TO DO: Write out the data again exactly, skipping every picture.

MATERIAL PROVIDED:
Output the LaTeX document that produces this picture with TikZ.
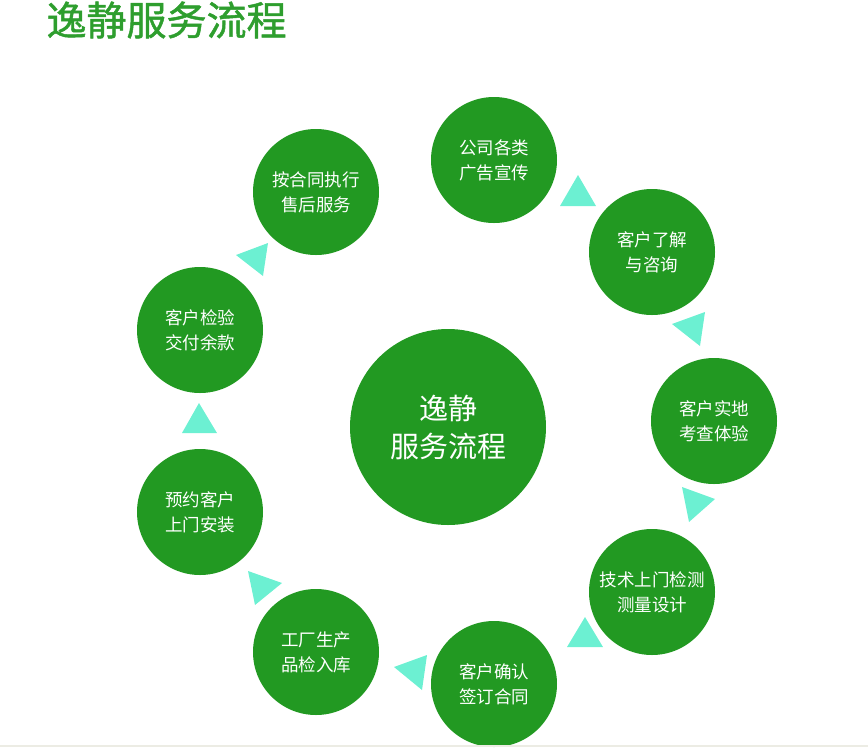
\documentclass[tikz,border=0pt]{standalone}
\usepackage{fontspec}
\setmainfont{Noto Sans CJK SC}
\newfontfamily\titlefont{Noto Sans CJK SC}[FakeBold=1.2]
\usepackage{xcolor}
\usetikzlibrary{positioning}
\definecolor{leafgreen}{RGB}{34,153,34}
\definecolor{titlegreen}{RGB}{46,158,46}
\definecolor{mintarrow}{RGB}{108,240,210}
\definecolor{rulegray}{RGB}{236,236,228}

\begin{document}
\begin{tikzpicture}[
    x=1pt, y=-1pt,
    stepcircle/.style={circle, fill=leafgreen, text=white, inner sep=0pt, minimum size=126pt, align=center, font=\fontsize{17.5}{25}\selectfont},
    hub/.style={circle, fill=leafgreen, text=white, inner sep=0pt, minimum size=196pt, align=center, font=\fontsize{29}{38}\selectfont},
    tri/.style={fill=mintarrow}
]
  \useasboundingbox (0,0) rectangle (868,748);
  \node[anchor=west, text=titlegreen, font=\titlefont\fontsize{40}{40}\selectfont] (title) at (43,20) {逸静服务流程};

  \node[hub] (center) at (448,427) {逸静\\服务流程};

  \node[stepcircle] (ad) at (494,160) {公司各类\\广告宣传};
  \node[stepcircle] (consult) at (652,252) {客户了解\\与咨询};
  \node[stepcircle] (visit) at (714,421) {客户实地\\考查体验};
  \node[stepcircle] (measure) at (652,592) {技术上门检测\\测量设计};
  \node[stepcircle] (sign) at (494,684) {客户确认\\签订合同};
  \node[stepcircle] (factory) at (316,652) {工厂生产\\品检入库};
  \node[stepcircle] (install) at (200,512) {预约客户\\上门安装};
  \node[stepcircle] (pay) at (200,330) {客户检验\\交付余款};
  \node[stepcircle] (service) at (316,192) {按合同执行\\售后服务};

  % triangles between the steps
  \fill[tri] (578,175) -- (596,206) -- (560,206) -- cycle;
  \fill[tri] (672,324) -- (705,312) -- (700,346) -- cycle;
  \fill[tri] (715,499) -- (689,522) -- (682,487) -- cycle;
  \fill[tri] (585,617) -- (603,647) -- (567,647) -- cycle;
  \fill[tri] (394,667) -- (427,655) -- (422,690) -- cycle;
  \fill[tri] (282,583) -- (255,605) -- (248,571) -- cycle;
  \fill[tri] (199,403) -- (217,433) -- (182,433) -- cycle;
  \fill[tri] (236,255) -- (268,243) -- (263,276) -- cycle;

  \draw[rulegray, line width=1.5pt] (0,746) -- (868,746);
\end{tikzpicture}
\end{document}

RESULT FOR THIS TASK:
Output the LaTeX document that produces this picture with TikZ.
\documentclass[tikz,border=0pt]{standalone}
\usepackage{fontspec}
\setmainfont{Noto Sans CJK SC}
\newfontfamily\titlefont{Noto Sans CJK SC}[FakeBold=1.2]
\usepackage{xcolor}
\usetikzlibrary{positioning}
\definecolor{leafgreen}{RGB}{34,153,34}
\definecolor{titlegreen}{RGB}{46,158,46}
\definecolor{mintarrow}{RGB}{108,240,210}
\definecolor{rulegray}{RGB}{236,236,228}

\begin{document}
\begin{tikzpicture}[
    x=1pt, y=-1pt,
    stepcircle/.style={circle, fill=leafgreen, text=white, inner sep=0pt, minimum size=126pt, align=center, font=\fontsize{17.5}{25}\selectfont},
    hub/.style={circle, fill=leafgreen, text=white, inner sep=0pt, minimum size=196pt, align=center, font=\fontsize{29}{38}\selectfont},
    tri/.style={fill=mintarrow}
]
  \useasboundingbox (0,0) rectangle (868,748);
  \node[anchor=west, text=titlegreen, font=\titlefont\fontsize{40}{40}\selectfont] (title) at (43,20) {逸静服务流程};

  \node[hub] (center) at (448,427) {逸静\\服务流程};

  \node[stepcircle] (ad) at (494,160) {公司各类\\广告宣传};
  \node[stepcircle] (consult) at (652,252) {客户了解\\与咨询};
  \node[stepcircle] (visit) at (714,421) {客户实地\\考查体验};
  \node[stepcircle] (measure) at (652,592) {技术上门检测\\测量设计};
  \node[stepcircle] (sign) at (494,684) {客户确认\\签订合同};
  \node[stepcircle] (factory) at (316,652) {工厂生产\\品检入库};
  \node[stepcircle] (install) at (200,512) {预约客户\\上门安装};
  \node[stepcircle] (pay) at (200,330) {客户检验\\交付余款};
  \node[stepcircle] (service) at (316,192) {按合同执行\\售后服务};

  % triangles between the steps
  \fill[tri] (578,175) -- (596,206) -- (560,206) -- cycle;
  \fill[tri] (672,324) -- (705,312) -- (700,346) -- cycle;
  \fill[tri] (715,499) -- (689,522) -- (682,487) -- cycle;
  \fill[tri] (585,617) -- (603,647) -- (567,647) -- cycle;
  \fill[tri] (394,667) -- (427,655) -- (422,690) -- cycle;
  \fill[tri] (282,583) -- (255,605) -- (248,571) -- cycle;
  \fill[tri] (199,403) -- (217,433) -- (182,433) -- cycle;
  \fill[tri] (236,255) -- (268,243) -- (263,276) -- cycle;

  \draw[rulegray, line width=1.5pt] (0,746) -- (868,746);
\end{tikzpicture}
\end{document}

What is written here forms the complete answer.